3 October Saturday
Two women at the market were discussing someone who had returned after being away for a very long while. They both agreed that this man had changed beyond all recognition. To emphasize how different he was now from how he had been before, the older lady said, “I would not know him nor the sky over him.” The other woman said that she felt the same.
2 October Friday
We have not missed potatoes on our plates. I guess it has only been about a week. Oddly, there is a large potato plant growing in the compost heap. Strange to see it when we did not plant any potatoes this year and we do not care if any are growing. I shall have to pull it out and see what kind of volunteers are growing there. I am not averse to eating whatever is growing. I am only against the buying of potatoes for now. Several people are shocked with our decision not to purchase or cook potatoes. Some people are disgusted. One man said “Sure all the meat in the world wouldn’t fill you unless you had a potato.”
1 October Thursday
Thick fog this morning. We could not see beyond the fence until after eleven o’clock. The grass was wet with heavy dew. Even while wearing short rubber boots my socks got soaked, and my hands were frozen as I picked the morning raspberries. The leaves were wet and it was hard not to get soaked all over just from reaching in among the canes. It is time to start collecting our fruit for morning the night before. The postman arrived down the boreen while I was picking berries. He had his headlights on but he said they were not much help in the fog. He was not surprised to see me picking raspberries in my dressing gown. He said the first days of back to school waiting for the bus are over. The children now go out and wait by themselves. The mothers in their fluffy robes and slippers are no longer standing with the youngest children by the edge of the road making sure that they get on the bus okay.
30 September Wednesday
Mornings are cold and a little foggy and wet. When the fog burns off we have hot summer days. We have hot summer days every day. We have summer days which are better than most of the days we had in the actual months of summer. Everyone is enjoying the weather but they are all making noises about how it cannot last. There is an ominous tone. We are promised or threatened that we will pay for this good weather.
The barn has been emptied out. We moved things to the sauna and to the print shed and to the upstairs room. The barn is clear and clean and it looks like a new place. The man who came to put down some carpet for us said that what we had planned will not work. We thanked him for his time and we thanked him for his honesty. I did not really want so much carpet down there anyway. I did not want the wide boards covered up. I do want a workshop where the cold does not come up through our legs while we work. Already we have found a more flexible solution. We feel like we have had a lucky escape.
29 September Tuesday
There was a radio announcement from the horse races. I think it was from Leopardstown but maybe it was somewhere else. The man said “We have a change to the Going. The Going is now soft.” He seemed very pleased.
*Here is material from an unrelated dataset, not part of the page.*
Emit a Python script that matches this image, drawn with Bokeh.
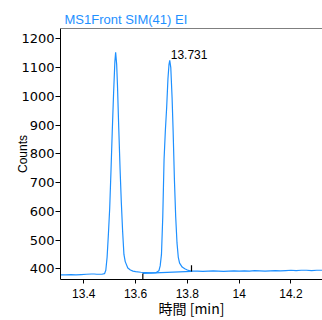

Thor went back to his own home yesterday. We miss him. The house seems empty and a little bit lonely.
28 September Monday
I went to visit Pam in the Knockmealdowns. She lives in a castle which is full of home-made solutions. When she was a young woman, her husband was in the British army. They moved frequently around India and the Far East as his assignments changed. She said that is how she learned to make do and to furnish a home with things that did not need to last forever. She said her curtains were never hemmed up with proper sewing. They were always pinned so that when she got to a new home she could just unpin them and then pin them again to fit the next set of windows. The castle is full of these solutions even though she has lived there for a great many years. She pointed to a large pouffe or hassock in the middle of a room. It was covered with chintz and made a nice wide low seat or footstool. She giggled when she explained that underneath the chintz was a tractor tyre. The pelmets around the top edge of most rooms are made with plywood. They are quite roughly cut and then painted a bright red or whatever the colour the room is. They sort of blend in. One staircase was rotten so they had a new one cast from concrete. That too is painted red. Pam likes red. At the age of 90 she finds it a cheerful colour.
27 September Sunday
Jim announced that he is glad that the haying season is over so that he can stop Consulting the Glass. Consulting the Glass is often discussed as an essential activity before doing out of door jobs during hay and silage season. It is done at night and it is done in the morning. I am pretty sure that what he calls the glass is a barometer.